» **Problem to work on**
Repeat what the lines below say, word for word, and skip every image.

» **Dataset section**

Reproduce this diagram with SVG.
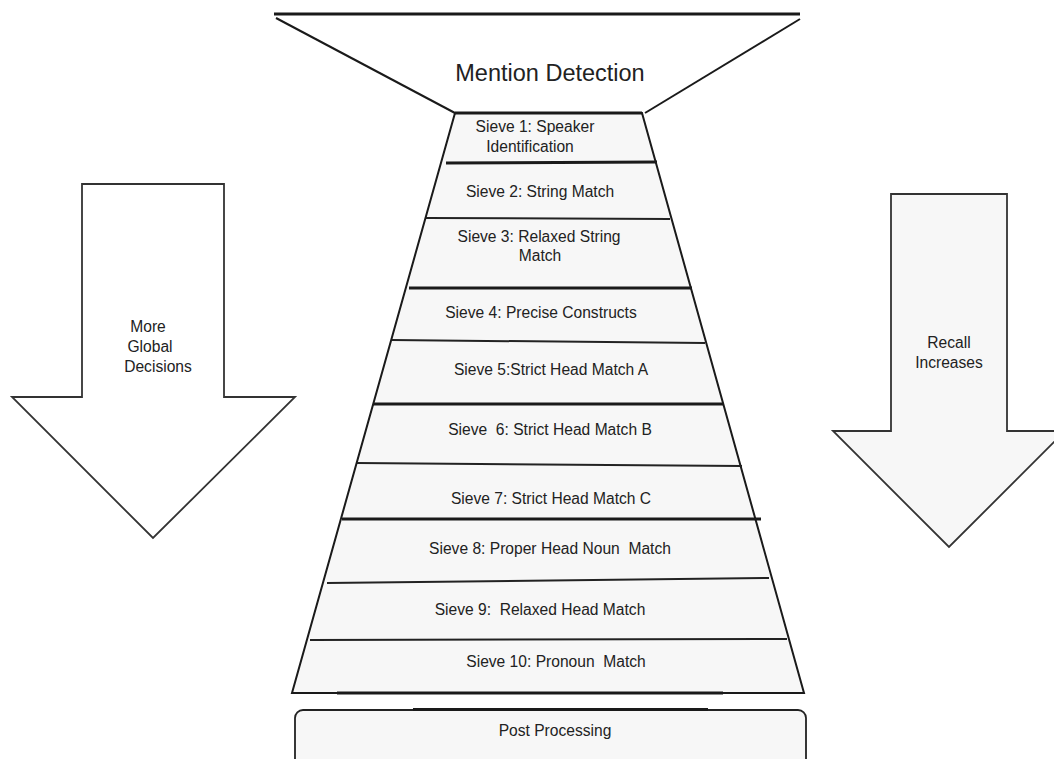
<svg xmlns="http://www.w3.org/2000/svg" width="1054" height="759" viewBox="0 0 1054 759">
<style>
.t{font-family:"Liberation Sans",Arial,sans-serif;font-size:15.6px;fill:#222;text-anchor:middle}
.thick{stroke:#1a1a1a;stroke-width:3;fill:none}
.thin{stroke:#222;stroke-width:2;fill:none}
.edge{stroke:#1a1a1a;stroke-width:2;fill:none}
.arr{stroke:#333;stroke-width:1.8;stroke-linejoin:miter}
</style>
<rect width="1054" height="759" fill="#fff"/>
<g id="funnel">
<line x1="274" y1="14" x2="800" y2="14" class="thick"/>
<line x1="276" y1="18" x2="455" y2="113" class="edge"/>
<line x1="645" y1="113" x2="800" y2="19" class="edge"/>
<text x="550" y="81" class="t" style="font-size:23.5px">Mention Detection</text>
</g>
<g id="sieves">
<polygon points="455,113 642,113 804,693 292,693" fill="#f7f7f7" stroke="#1a1a1a" stroke-width="2"/>
<line x1="455" y1="113" x2="642" y2="113" class="thick"/>
<line x1="337" y1="693" x2="723" y2="693" class="thick"/>
<line x1="446" y1="163" x2="657" y2="162" class="thick"/>
<line x1="426" y1="218" x2="670" y2="219" class="thin"/>
<line x1="409" y1="288" x2="692" y2="288" class="thick"/>
<line x1="392" y1="340" x2="705" y2="343" class="thin"/>
<line x1="373" y1="404" x2="723" y2="404" class="thick"/>
<line x1="357" y1="463" x2="742" y2="466" class="thin"/>
<line x1="342" y1="519" x2="761" y2="519" class="thick"/>
<line x1="327" y1="583" x2="769" y2="578" class="thin"/>
<line x1="310" y1="640" x2="787" y2="639" class="thin"/>
</g>
<g id="sieve1"><text x="535" y="132" class="t">Sieve 1: Speaker</text><text x="530" y="152" class="t">Identification</text></g>
<g id="sieve2"><text x="540" y="197" class="t">Sieve 2: String Match</text></g>
<g id="sieve3"><text x="539" y="242" class="t">Sieve 3: Relaxed String</text><text x="540" y="261" class="t">Match</text></g>
<g id="sieve4"><text x="541" y="318" class="t">Sieve 4: Precise Constructs</text></g>
<g id="sieve5"><text x="551" y="375" class="t">Sieve 5:Strict Head Match A</text></g>
<g id="sieve6"><text x="550" y="435" class="t" xml:space="preserve">Sieve  6: Strict Head Match B</text></g>
<g id="sieve7"><text x="551" y="504" class="t">Sieve 7: Strict Head Match C</text></g>
<g id="sieve8"><text x="550" y="554" class="t" xml:space="preserve">Sieve 8: Proper Head Noun  Match</text></g>
<g id="sieve9"><text x="540" y="615" class="t" xml:space="preserve">Sieve 9:  Relaxed Head Match</text></g>
<g id="sieve10"><text x="556" y="667" class="t" xml:space="preserve">Sieve 10: Pronoun  Match</text></g>
<g id="post">
<rect x="295" y="710" width="511" height="62" rx="8" fill="#f7f7f7" stroke="#222" stroke-width="1.8"/>
<line x1="413" y1="709.5" x2="708" y2="709.5" class="thick"/>
<text x="555" y="736" class="t">Post Processing</text>
</g>
<g id="left-arrow">
<polygon points="82,184 224,184 224,397 295,397 153,538 12,397 82,397" fill="#fff" class="arr"/>
<text x="148" y="332" class="t">More</text>
<text x="150" y="352" class="t">Global</text>
<text x="158" y="372" class="t">Decisions</text>
</g>
<g id="right-arrow">
<polygon points="891,194 1007,194 1007,431 1065,431 949,547 833,431 891,431" fill="#f7f7f7" class="arr"/>
<text x="949" y="348" class="t">Recall</text>
<text x="949" y="368" class="t">Increases</text>
</g>
</svg>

» **Exercise answer**
Reproduce this diagram with SVG.
<svg xmlns="http://www.w3.org/2000/svg" width="1054" height="759" viewBox="0 0 1054 759">
<style>
.t{font-family:"Liberation Sans",Arial,sans-serif;font-size:15.6px;fill:#222;text-anchor:middle}
.thick{stroke:#1a1a1a;stroke-width:3;fill:none}
.thin{stroke:#222;stroke-width:2;fill:none}
.edge{stroke:#1a1a1a;stroke-width:2;fill:none}
.arr{stroke:#333;stroke-width:1.8;stroke-linejoin:miter}
</style>
<rect width="1054" height="759" fill="#fff"/>
<g id="funnel">
<line x1="274" y1="14" x2="800" y2="14" class="thick"/>
<line x1="276" y1="18" x2="455" y2="113" class="edge"/>
<line x1="645" y1="113" x2="800" y2="19" class="edge"/>
<text x="550" y="81" class="t" style="font-size:23.5px">Mention Detection</text>
</g>
<g id="sieves">
<polygon points="455,113 642,113 804,693 292,693" fill="#f7f7f7" stroke="#1a1a1a" stroke-width="2"/>
<line x1="455" y1="113" x2="642" y2="113" class="thick"/>
<line x1="337" y1="693" x2="723" y2="693" class="thick"/>
<line x1="446" y1="163" x2="657" y2="162" class="thick"/>
<line x1="426" y1="218" x2="670" y2="219" class="thin"/>
<line x1="409" y1="288" x2="692" y2="288" class="thick"/>
<line x1="392" y1="340" x2="705" y2="343" class="thin"/>
<line x1="373" y1="404" x2="723" y2="404" class="thick"/>
<line x1="357" y1="463" x2="742" y2="466" class="thin"/>
<line x1="342" y1="519" x2="761" y2="519" class="thick"/>
<line x1="327" y1="583" x2="769" y2="578" class="thin"/>
<line x1="310" y1="640" x2="787" y2="639" class="thin"/>
</g>
<g id="sieve1"><text x="535" y="132" class="t">Sieve 1: Speaker</text><text x="530" y="152" class="t">Identification</text></g>
<g id="sieve2"><text x="540" y="197" class="t">Sieve 2: String Match</text></g>
<g id="sieve3"><text x="539" y="242" class="t">Sieve 3: Relaxed String</text><text x="540" y="261" class="t">Match</text></g>
<g id="sieve4"><text x="541" y="318" class="t">Sieve 4: Precise Constructs</text></g>
<g id="sieve5"><text x="551" y="375" class="t">Sieve 5:Strict Head Match A</text></g>
<g id="sieve6"><text x="550" y="435" class="t" xml:space="preserve">Sieve  6: Strict Head Match B</text></g>
<g id="sieve7"><text x="551" y="504" class="t">Sieve 7: Strict Head Match C</text></g>
<g id="sieve8"><text x="550" y="554" class="t" xml:space="preserve">Sieve 8: Proper Head Noun  Match</text></g>
<g id="sieve9"><text x="540" y="615" class="t" xml:space="preserve">Sieve 9:  Relaxed Head Match</text></g>
<g id="sieve10"><text x="556" y="667" class="t" xml:space="preserve">Sieve 10: Pronoun  Match</text></g>
<g id="post">
<rect x="295" y="710" width="511" height="62" rx="8" fill="#f7f7f7" stroke="#222" stroke-width="1.8"/>
<line x1="413" y1="709.5" x2="708" y2="709.5" class="thick"/>
<text x="555" y="736" class="t">Post Processing</text>
</g>
<g id="left-arrow">
<polygon points="82,184 224,184 224,397 295,397 153,538 12,397 82,397" fill="#fff" class="arr"/>
<text x="148" y="332" class="t">More</text>
<text x="150" y="352" class="t">Global</text>
<text x="158" y="372" class="t">Decisions</text>
</g>
<g id="right-arrow">
<polygon points="891,194 1007,194 1007,431 1065,431 949,547 833,431 891,431" fill="#f7f7f7" class="arr"/>
<text x="949" y="348" class="t">Recall</text>
<text x="949" y="368" class="t">Increases</text>
</g>
</svg>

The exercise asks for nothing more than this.